Using Precipitation Data to Assess Risk of Cholera Outbreaks

Narration: Ryan Fitzgibbons


VO: Decades of research and technology for better forecasting of the when, where and how intense a hurricane will be? But what if we could predict a disease outbreak in the wake of a storm? That's the question some researchers asked about cholera in Haiti in the aftermath of Hurricane Matthew. Cholera is a water-borne infectious disease that occurs when a person ingests food or water contaminated with the Vibrio bacterium. Cholera causes severe diarrhea, nausea, vomiting and dehydration and can lead to death if untreated. Researchers estimate that hundreds of thousands of cases are reported each year worldwide.

Colwell: The bacterium is found in world oceans globally, especially in the temperate regions and in the tropics. So in the countries less developed with infrastructure that is not the equivalent, let's say, of Europe or the United States or Canada, then the population that has to rely on river water or pond water is at risk for cholera.

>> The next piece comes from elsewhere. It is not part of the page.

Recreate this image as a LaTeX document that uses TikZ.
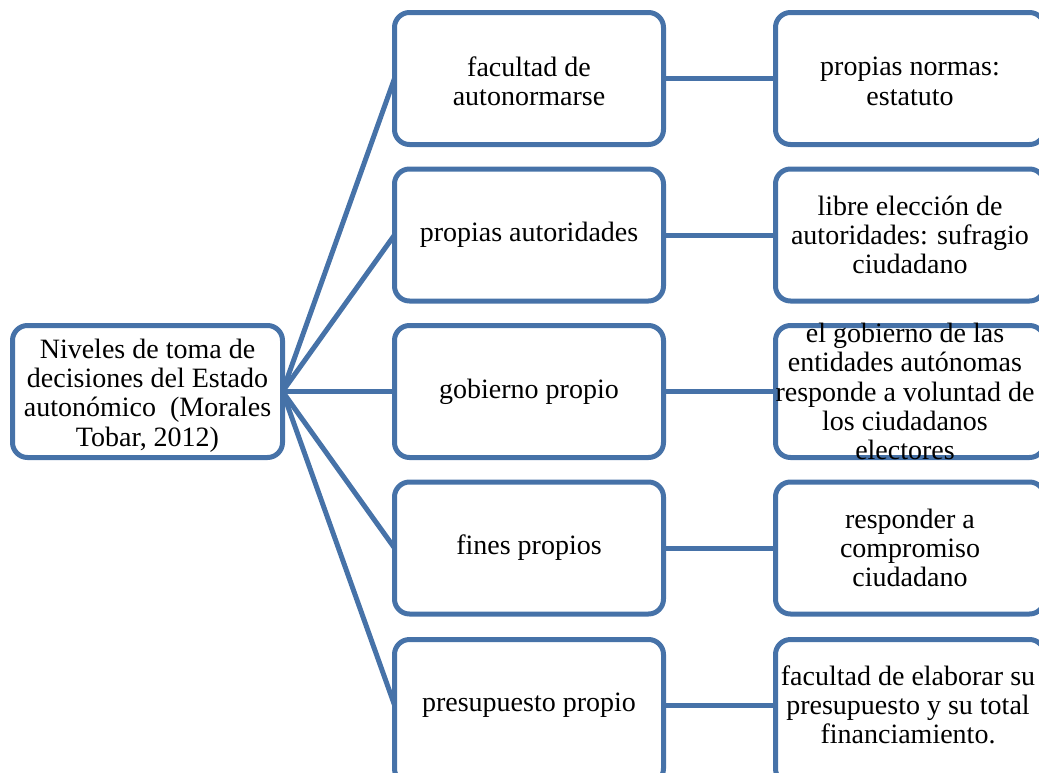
\documentclass[tikz,border=0pt]{standalone}
\usepackage{fontspec}
\setmainfont{Liberation Serif}
\definecolor{smartblue}{RGB}{70,114,168}
\begin{document}
\begin{tikzpicture}[x=1pt,y=-1pt,
  box/.style={draw=smartblue, line width=5pt, fill=white, rounded corners=15pt,
    minimum width=269pt, minimum height=132pt, inner sep=0pt, outer sep=0pt},
  txt/.style={align=center, font=\fontsize{28}{29.3}\selectfont, inner sep=0pt},
  link/.style={draw=smartblue, line width=5pt}]
\useasboundingbox (0,0) rectangle (1039,772);
\clip (0,0) rectangle (1039,772);
% boxes
\node[box, minimum width=270pt] (L) at (147.5,391.5) {};
\node[box] (m1) at (529,78.5) {};
\node[box] (m2) at (529,235) {};
\node[box] (m3) at (529,391.5) {};
\node[box] (m4) at (529,548) {};
\node[box, minimum height=144pt] (m5) at (529,711.5) {};
\node[box] (r1) at (910,78.5) {};
\node[box] (r2) at (910,235) {};
\node[box] (r3) at (910,391.5) {};
\node[box] (r4) at (910,548) {};
\node[box, minimum height=144pt] (r5) at (910,711.5) {};
\coordinate (m5w) at (m5.west |- 0,705);
\coordinate (m5e) at (m5.east |- 0,705);
\coordinate (r5w) at (r5.west |- 0,705);
% connectors
\foreach \i in {1,...,4}{
  \draw[link] (L.east) -- (m\i.west);
  \draw[link] (m\i.east) -- (r\i.west);
}
\draw[link] (L.east) -- (m5w);
\draw[link] (m5e) -- (r5w);
% texts
\node[txt] (Lt) at ([yshift=-4pt]L.center) {Niveles de toma de\\decisiones del Estado\\autonómico\ \ (Morales\\Tobar, 2012)};
\node[txt] (m1t) at ([yshift=-3pt]m1.center) {facultad de\\autonormarse};
\node[txt] (m2t) at (m2.center) {propias autoridades};
\node[txt] (m3t) at (m3.center) {gobierno propio};
\node[txt] (m4t) at (m4.center) {fines propios};
\node[txt] (m5t) at (529,705) {presupuesto propio};
\node[txt] (r1t) at ([yshift=-3pt]r1.center) {propias normas:\\estatuto};
\node[txt] (r2t) at (r2.center) {libre elección de\\autoridades: sufragio\\ciudadano};
\node[txt] (r3t) at ([xshift=-5pt]r3.center) {el gobierno de las\\entidades autónomas\\responde a voluntad de\\los ciudadanos\\electores};
\node[txt] (r4t) at (r4.center) {responder a\\compromiso\\ciudadano};
\node[txt] (r5t) at (908,705) {facultad de elaborar su\\presupuesto y su total\\financiamiento.};
\end{tikzpicture}
\end{document}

VO: In addition to water insecurity, high seasonal temperatures followed by extreme rainfall, concentrated populations and a natural disaster are all conditions conducive to a cholera epidemic. This was the case for Haiti in 2010.

Colwell: The data that we were able to pull together showed that in 2010 it was the hottest summer in fifty years. And then as if that weren't enough, there was a hurricane that skirted the island, but it dumped the heaviest rainfall in fifty years.

Jutla: We tried to make an algorithm in a cohesive form to determine the risk. And then that basically provided us with the first clues on the risk of outbreak of cholera in Haiti after this earthquake. Then we used the same algorithm with improved satellite datasets from Global Precipitation Measurement mission after Hurricane Matthew struck that region again. And we were able to, in real time, predict the risk of cholera infection in human population at least four weeks in advance. We did the same thing for Yemen. We knew there was a mass movement of human population due to civil unrest in that part of the world, and then we had very heavy precipitation. And then we immediately started monitoring conditions. And that basically converged to give us a risk on where and when this disease will risk on where and when this disease will lock in on human population.

Colwell: I think we can predict and prevent and I'd like to see that happen very quickly, in the next three to five years, and I'd like to see the satellite system to be part of the regular public health tools so that we can do prediction as well as the tracking of epidemics that's done traditionally now.